:: Work instructions ::
Reproduce the listing below character for character; drop every image.
#### Given information ####
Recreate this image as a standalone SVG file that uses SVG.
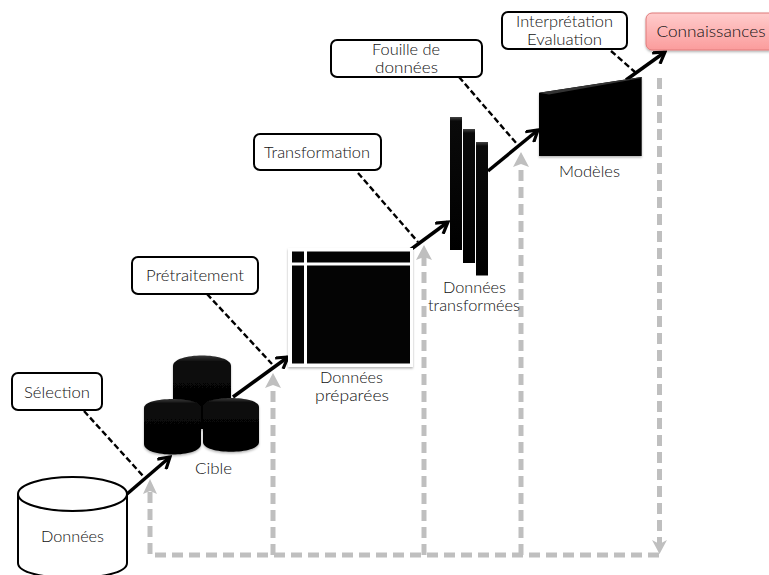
<svg xmlns="http://www.w3.org/2000/svg" width="769" height="575" viewBox="0 0 769 575">
<style>
text{font-family:"Lato","Open Sans","Liberation Sans",sans-serif;font-size:15px;font-weight:300;fill:#111;text-anchor:middle}
.box{fill:#fff;stroke:#000;stroke-width:2}
.blk{fill:#040404}
.top{fill:#333}
.cyl{fill:#fff;stroke:#000;stroke-width:2}
.bl{fill:none;stroke:#000;stroke-width:3.5}
.ds{fill:none;stroke:#000;stroke-width:2.4;stroke-dasharray:6 3}
.gr{fill:none;stroke:#bfbfbf;stroke-width:5;stroke-dasharray:11 6}
</style>
<defs>
<linearGradient id="pink" x1="0" y1="0" x2="0" y2="1"><stop offset="0" stop-color="#ffcccc"/><stop offset="1" stop-color="#fb9c9c"/></linearGradient>
<linearGradient id="cylg" x1="0" y1="0" x2="0" y2="1"><stop offset="0" stop-color="#383838"/><stop offset="0.09" stop-color="#0a0a0a"/><stop offset="1" stop-color="#000"/></linearGradient>
<linearGradient id="barg" x1="0" y1="0" x2="0" y2="1"><stop offset="0" stop-color="#444"/><stop offset="0.03" stop-color="#0a0a0a"/><stop offset="1" stop-color="#000"/></linearGradient>
<filter id="sh" x="-10%" y="-10%" width="120%" height="125%"><feDropShadow dx="0" dy="1.500" stdDeviation="1.200" flood-color="#000" flood-opacity=".3"/></filter>
<filter id="soft" x="-5%" y="-5%" width="110%" height="110%"><feGaussianBlur stdDeviation="0.500"/></filter>
<marker id="ah" viewBox="0 0 12 12" refX="10" refY="6" markerWidth="4.200" markerHeight="4.200" orient="auto"><path d="M1 0.500L10 6L1 11.500" fill="none" stroke="#000" stroke-width="2.600"/></marker>
</defs>

<g id="connectors">
<g filter="url(#soft)">
<path class="gr" d="M659.500 78V548M659 555H150V490"/>
<path class="gr" d="M273 555V384M424 555V256M521 555V163"/>
<path d="M150 479L157 494L150 491L143 494Z" fill="#bfbfbf"/>
<path d="M273 373L281 388L273 385L265 388Z" fill="#bfbfbf"/>
<path d="M424 245L432 260L424 257L416 260Z" fill="#bfbfbf"/>
<path d="M521 152L529 167L521 164L513 167Z" fill="#bfbfbf"/>
<path d="M659.500 554L652 540L659.500 544L667 540Z" fill="#bfbfbf"/>
</g>
<path class="ds" d="M84 411L144 477"/>
<path class="ds" d="M207 294L272 364"/>
<path class="ds" d="M358 173L418 242"/>
<path class="ds" d="M459 77L517 144"/>
<path class="ds" d="M611 51L635 72"/>
<path class="bl" marker-end="url(#ah)" d="M127 494L170 457"/>
<path class="bl" marker-end="url(#ah)" d="M233 397L288 357"/>
<path class="bl" marker-end="url(#ah)" d="M410 250L448 222"/>
<path class="bl" marker-end="url(#ah)" d="M488 171L538 130"/>
<path class="bl" marker-end="url(#ah)" d="M626 80L665 52"/>
</g>

<g id="donnees">
<path class="cyl" d="M18 494V563C18 583 127 583 127 563V494"/>
<ellipse class="cyl" cx="72.500" cy="494" rx="54.500" ry="17"/>
<text x="72.500" y="542" textLength="63" lengthAdjust="spacingAndGlyphs">Données</text>
</g>

<g id="cible" filter="url(#sh)">
<path fill="url(#cylg)" d="M173 366C173 352 231 352 231 366V420C231 432 173 432 173 420Z"/>
<path fill="url(#cylg)" d="M144 408C144 396 201 396 201 408V444C201 458 144 458 144 444Z"/>
<path fill="url(#cylg)" d="M203 407C203 395 259 395 259 407V442C259 455 203 455 203 442Z"/>
</g>
<text id="cible-label" x="213.500" y="474" textLength="37" lengthAdjust="spacingAndGlyphs">Cible</text>

<g id="preparees">
<rect x="288" y="248" width="125" height="119" fill="#fff" filter="url(#sh)"/>
<rect class="blk" x="292" y="251.500" width="12" height="11"/>
<rect class="blk" x="307" y="251.500" width="103" height="11"/>
<rect class="blk" x="292" y="265.500" width="12" height="98"/>
<rect class="blk" x="307" y="265.500" width="103" height="98"/>
<text x="351.500" y="383" textLength="63" lengthAdjust="spacingAndGlyphs">Données</text>
<text x="352" y="401" textLength="74" lengthAdjust="spacingAndGlyphs">préparées</text>
</g>

<g id="transformees">
<rect x="450" y="117" width="12" height="133" fill="url(#barg)"/>
<rect x="463" y="129" width="12" height="134" fill="url(#barg)"/>
<rect x="476" y="142" width="12" height="133.500" fill="url(#barg)"/>
<text x="474.500" y="293" textLength="63" lengthAdjust="spacingAndGlyphs">Données</text>
<text x="474" y="311" textLength="92" lengthAdjust="spacingAndGlyphs">transformées</text>
</g>

<g id="modeles">
<path d="M539 92.700L641.700 77V156H539Z" class="blk" filter="url(#sh)"/>
<path d="M539 92.700L641.700 77V78L549 94.500Z" class="top"/>
<text x="589.500" y="177" textLength="61" lengthAdjust="spacingAndGlyphs">Modèles</text>
</g>

<g id="connaissances">
<path d="M770 13H652a6 6 0 0 0-6 6V44a6 6 0 0 0 6 6H770Z" fill="url(#pink)" stroke="#e07a7a" filter="url(#sh)"/>
<text x="711" y="37" textLength="109" lengthAdjust="spacingAndGlyphs">Connaissances</text>
</g>

<g id="selection"><rect class="box" x="12" y="373" width="90" height="37" rx="6"/><text x="57" y="398" textLength="66" lengthAdjust="spacingAndGlyphs">Sélection</text></g>
<g id="pretraitement"><rect class="box" x="132" y="257" width="126" height="37" rx="6"/><text x="195" y="281" textLength="98" lengthAdjust="spacingAndGlyphs">Prétraitement</text></g>
<g id="transformation"><rect class="box" x="254" y="134" width="127" height="36" rx="6"/><text x="317" y="158" textLength="106" lengthAdjust="spacingAndGlyphs">Transformation</text></g>
<g id="fouille"><rect class="box" x="331" y="40" width="151" height="37" rx="6"/><text x="406" y="55" textLength="68" lengthAdjust="spacingAndGlyphs">Fouille de</text><text x="406.500" y="73" textLength="63" lengthAdjust="spacingAndGlyphs">données</text></g>
<g id="interpretation"><rect class="box" x="502" y="12" width="125" height="37" rx="6"/><text x="564.500" y="27" textLength="97" lengthAdjust="spacingAndGlyphs">Interprétation</text><text x="564.500" y="45" textLength="75" lengthAdjust="spacingAndGlyphs">Evaluation</text></g>
</svg>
####
:: Response ::
Recreate this image as a standalone SVG file that uses SVG.
<svg xmlns="http://www.w3.org/2000/svg" width="769" height="575" viewBox="0 0 769 575">
<style>
text{font-family:"Lato","Open Sans","Liberation Sans",sans-serif;font-size:15px;font-weight:300;fill:#111;text-anchor:middle}
.box{fill:#fff;stroke:#000;stroke-width:2}
.blk{fill:#040404}
.top{fill:#333}
.cyl{fill:#fff;stroke:#000;stroke-width:2}
.bl{fill:none;stroke:#000;stroke-width:3.5}
.ds{fill:none;stroke:#000;stroke-width:2.4;stroke-dasharray:6 3}
.gr{fill:none;stroke:#bfbfbf;stroke-width:5;stroke-dasharray:11 6}
</style>
<defs>
<linearGradient id="pink" x1="0" y1="0" x2="0" y2="1"><stop offset="0" stop-color="#ffcccc"/><stop offset="1" stop-color="#fb9c9c"/></linearGradient>
<linearGradient id="cylg" x1="0" y1="0" x2="0" y2="1"><stop offset="0" stop-color="#383838"/><stop offset="0.09" stop-color="#0a0a0a"/><stop offset="1" stop-color="#000"/></linearGradient>
<linearGradient id="barg" x1="0" y1="0" x2="0" y2="1"><stop offset="0" stop-color="#444"/><stop offset="0.03" stop-color="#0a0a0a"/><stop offset="1" stop-color="#000"/></linearGradient>
<filter id="sh" x="-10%" y="-10%" width="120%" height="125%"><feDropShadow dx="0" dy="1.500" stdDeviation="1.200" flood-color="#000" flood-opacity=".3"/></filter>
<filter id="soft" x="-5%" y="-5%" width="110%" height="110%"><feGaussianBlur stdDeviation="0.500"/></filter>
<marker id="ah" viewBox="0 0 12 12" refX="10" refY="6" markerWidth="4.200" markerHeight="4.200" orient="auto"><path d="M1 0.500L10 6L1 11.500" fill="none" stroke="#000" stroke-width="2.600"/></marker>
</defs>

<g id="connectors">
<g filter="url(#soft)">
<path class="gr" d="M659.500 78V548M659 555H150V490"/>
<path class="gr" d="M273 555V384M424 555V256M521 555V163"/>
<path d="M150 479L157 494L150 491L143 494Z" fill="#bfbfbf"/>
<path d="M273 373L281 388L273 385L265 388Z" fill="#bfbfbf"/>
<path d="M424 245L432 260L424 257L416 260Z" fill="#bfbfbf"/>
<path d="M521 152L529 167L521 164L513 167Z" fill="#bfbfbf"/>
<path d="M659.500 554L652 540L659.500 544L667 540Z" fill="#bfbfbf"/>
</g>
<path class="ds" d="M84 411L144 477"/>
<path class="ds" d="M207 294L272 364"/>
<path class="ds" d="M358 173L418 242"/>
<path class="ds" d="M459 77L517 144"/>
<path class="ds" d="M611 51L635 72"/>
<path class="bl" marker-end="url(#ah)" d="M127 494L170 457"/>
<path class="bl" marker-end="url(#ah)" d="M233 397L288 357"/>
<path class="bl" marker-end="url(#ah)" d="M410 250L448 222"/>
<path class="bl" marker-end="url(#ah)" d="M488 171L538 130"/>
<path class="bl" marker-end="url(#ah)" d="M626 80L665 52"/>
</g>

<g id="donnees">
<path class="cyl" d="M18 494V563C18 583 127 583 127 563V494"/>
<ellipse class="cyl" cx="72.500" cy="494" rx="54.500" ry="17"/>
<text x="72.500" y="542" textLength="63" lengthAdjust="spacingAndGlyphs">Données</text>
</g>

<g id="cible" filter="url(#sh)">
<path fill="url(#cylg)" d="M173 366C173 352 231 352 231 366V420C231 432 173 432 173 420Z"/>
<path fill="url(#cylg)" d="M144 408C144 396 201 396 201 408V444C201 458 144 458 144 444Z"/>
<path fill="url(#cylg)" d="M203 407C203 395 259 395 259 407V442C259 455 203 455 203 442Z"/>
</g>
<text id="cible-label" x="213.500" y="474" textLength="37" lengthAdjust="spacingAndGlyphs">Cible</text>

<g id="preparees">
<rect x="288" y="248" width="125" height="119" fill="#fff" filter="url(#sh)"/>
<rect class="blk" x="292" y="251.500" width="12" height="11"/>
<rect class="blk" x="307" y="251.500" width="103" height="11"/>
<rect class="blk" x="292" y="265.500" width="12" height="98"/>
<rect class="blk" x="307" y="265.500" width="103" height="98"/>
<text x="351.500" y="383" textLength="63" lengthAdjust="spacingAndGlyphs">Données</text>
<text x="352" y="401" textLength="74" lengthAdjust="spacingAndGlyphs">préparées</text>
</g>

<g id="transformees">
<rect x="450" y="117" width="12" height="133" fill="url(#barg)"/>
<rect x="463" y="129" width="12" height="134" fill="url(#barg)"/>
<rect x="476" y="142" width="12" height="133.500" fill="url(#barg)"/>
<text x="474.500" y="293" textLength="63" lengthAdjust="spacingAndGlyphs">Données</text>
<text x="474" y="311" textLength="92" lengthAdjust="spacingAndGlyphs">transformées</text>
</g>

<g id="modeles">
<path d="M539 92.700L641.700 77V156H539Z" class="blk" filter="url(#sh)"/>
<path d="M539 92.700L641.700 77V78L549 94.500Z" class="top"/>
<text x="589.500" y="177" textLength="61" lengthAdjust="spacingAndGlyphs">Modèles</text>
</g>

<g id="connaissances">
<path d="M770 13H652a6 6 0 0 0-6 6V44a6 6 0 0 0 6 6H770Z" fill="url(#pink)" stroke="#e07a7a" filter="url(#sh)"/>
<text x="711" y="37" textLength="109" lengthAdjust="spacingAndGlyphs">Connaissances</text>
</g>

<g id="selection"><rect class="box" x="12" y="373" width="90" height="37" rx="6"/><text x="57" y="398" textLength="66" lengthAdjust="spacingAndGlyphs">Sélection</text></g>
<g id="pretraitement"><rect class="box" x="132" y="257" width="126" height="37" rx="6"/><text x="195" y="281" textLength="98" lengthAdjust="spacingAndGlyphs">Prétraitement</text></g>
<g id="transformation"><rect class="box" x="254" y="134" width="127" height="36" rx="6"/><text x="317" y="158" textLength="106" lengthAdjust="spacingAndGlyphs">Transformation</text></g>
<g id="fouille"><rect class="box" x="331" y="40" width="151" height="37" rx="6"/><text x="406" y="55" textLength="68" lengthAdjust="spacingAndGlyphs">Fouille de</text><text x="406.500" y="73" textLength="63" lengthAdjust="spacingAndGlyphs">données</text></g>
<g id="interpretation"><rect class="box" x="502" y="12" width="125" height="37" rx="6"/><text x="564.500" y="27" textLength="97" lengthAdjust="spacingAndGlyphs">Interprétation</text><text x="564.500" y="45" textLength="75" lengthAdjust="spacingAndGlyphs">Evaluation</text></g>
</svg>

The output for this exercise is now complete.